[Material provided]:

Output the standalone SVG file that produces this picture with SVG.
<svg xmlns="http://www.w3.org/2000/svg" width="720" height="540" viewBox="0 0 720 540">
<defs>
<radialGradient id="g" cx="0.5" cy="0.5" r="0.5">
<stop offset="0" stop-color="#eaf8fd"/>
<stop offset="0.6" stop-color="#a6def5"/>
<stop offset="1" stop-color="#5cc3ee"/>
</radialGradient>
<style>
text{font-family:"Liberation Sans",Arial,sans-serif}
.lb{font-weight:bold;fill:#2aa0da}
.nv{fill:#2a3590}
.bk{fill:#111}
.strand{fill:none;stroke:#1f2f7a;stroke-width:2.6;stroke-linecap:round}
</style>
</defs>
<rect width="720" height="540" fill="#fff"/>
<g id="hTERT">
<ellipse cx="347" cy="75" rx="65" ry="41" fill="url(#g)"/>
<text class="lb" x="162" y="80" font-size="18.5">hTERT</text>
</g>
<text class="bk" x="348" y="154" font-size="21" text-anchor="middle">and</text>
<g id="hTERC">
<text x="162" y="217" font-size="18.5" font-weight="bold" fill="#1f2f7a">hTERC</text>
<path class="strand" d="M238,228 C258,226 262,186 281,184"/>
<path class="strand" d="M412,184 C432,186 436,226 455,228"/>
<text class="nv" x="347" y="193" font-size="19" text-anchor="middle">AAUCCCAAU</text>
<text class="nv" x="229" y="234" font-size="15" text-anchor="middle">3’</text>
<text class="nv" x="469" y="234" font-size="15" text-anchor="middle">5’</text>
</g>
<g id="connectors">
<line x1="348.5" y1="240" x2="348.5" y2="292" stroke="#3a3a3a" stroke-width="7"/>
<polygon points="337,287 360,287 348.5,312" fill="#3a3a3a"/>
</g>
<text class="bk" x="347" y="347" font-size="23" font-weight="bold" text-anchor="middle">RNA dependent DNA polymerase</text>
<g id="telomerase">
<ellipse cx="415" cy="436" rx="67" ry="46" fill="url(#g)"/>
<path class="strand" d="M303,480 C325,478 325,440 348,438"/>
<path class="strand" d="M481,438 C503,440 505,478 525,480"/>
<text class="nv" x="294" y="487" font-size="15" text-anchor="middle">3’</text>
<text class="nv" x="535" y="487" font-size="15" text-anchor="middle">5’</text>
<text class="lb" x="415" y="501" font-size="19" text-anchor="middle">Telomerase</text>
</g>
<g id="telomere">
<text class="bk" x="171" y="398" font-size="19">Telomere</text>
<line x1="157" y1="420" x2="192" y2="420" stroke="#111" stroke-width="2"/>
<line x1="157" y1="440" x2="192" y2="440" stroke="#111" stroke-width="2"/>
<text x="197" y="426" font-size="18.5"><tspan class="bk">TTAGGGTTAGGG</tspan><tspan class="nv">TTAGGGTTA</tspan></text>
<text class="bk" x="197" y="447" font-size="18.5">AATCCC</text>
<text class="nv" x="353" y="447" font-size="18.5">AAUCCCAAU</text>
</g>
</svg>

[Task statement]: Write each line above out exactly.

[Response to the task]:
Output the standalone SVG file that produces this picture with SVG.
<svg xmlns="http://www.w3.org/2000/svg" width="720" height="540" viewBox="0 0 720 540">
<defs>
<radialGradient id="g" cx="0.5" cy="0.5" r="0.5">
<stop offset="0" stop-color="#eaf8fd"/>
<stop offset="0.6" stop-color="#a6def5"/>
<stop offset="1" stop-color="#5cc3ee"/>
</radialGradient>
<style>
text{font-family:"Liberation Sans",Arial,sans-serif}
.lb{font-weight:bold;fill:#2aa0da}
.nv{fill:#2a3590}
.bk{fill:#111}
.strand{fill:none;stroke:#1f2f7a;stroke-width:2.6;stroke-linecap:round}
</style>
</defs>
<rect width="720" height="540" fill="#fff"/>
<g id="hTERT">
<ellipse cx="347" cy="75" rx="65" ry="41" fill="url(#g)"/>
<text class="lb" x="162" y="80" font-size="18.5">hTERT</text>
</g>
<text class="bk" x="348" y="154" font-size="21" text-anchor="middle">and</text>
<g id="hTERC">
<text x="162" y="217" font-size="18.5" font-weight="bold" fill="#1f2f7a">hTERC</text>
<path class="strand" d="M238,228 C258,226 262,186 281,184"/>
<path class="strand" d="M412,184 C432,186 436,226 455,228"/>
<text class="nv" x="347" y="193" font-size="19" text-anchor="middle">AAUCCCAAU</text>
<text class="nv" x="229" y="234" font-size="15" text-anchor="middle">3’</text>
<text class="nv" x="469" y="234" font-size="15" text-anchor="middle">5’</text>
</g>
<g id="connectors">
<line x1="348.5" y1="240" x2="348.5" y2="292" stroke="#3a3a3a" stroke-width="7"/>
<polygon points="337,287 360,287 348.5,312" fill="#3a3a3a"/>
</g>
<text class="bk" x="347" y="347" font-size="23" font-weight="bold" text-anchor="middle">RNA dependent DNA polymerase</text>
<g id="telomerase">
<ellipse cx="415" cy="436" rx="67" ry="46" fill="url(#g)"/>
<path class="strand" d="M303,480 C325,478 325,440 348,438"/>
<path class="strand" d="M481,438 C503,440 505,478 525,480"/>
<text class="nv" x="294" y="487" font-size="15" text-anchor="middle">3’</text>
<text class="nv" x="535" y="487" font-size="15" text-anchor="middle">5’</text>
<text class="lb" x="415" y="501" font-size="19" text-anchor="middle">Telomerase</text>
</g>
<g id="telomere">
<text class="bk" x="171" y="398" font-size="19">Telomere</text>
<line x1="157" y1="420" x2="192" y2="420" stroke="#111" stroke-width="2"/>
<line x1="157" y1="440" x2="192" y2="440" stroke="#111" stroke-width="2"/>
<text x="197" y="426" font-size="18.5"><tspan class="bk">TTAGGGTTAGGG</tspan><tspan class="nv">TTAGGGTTA</tspan></text>
<text class="bk" x="197" y="447" font-size="18.5">AATCCC</text>
<text class="nv" x="353" y="447" font-size="18.5">AAUCCCAAU</text>
</g>
</svg>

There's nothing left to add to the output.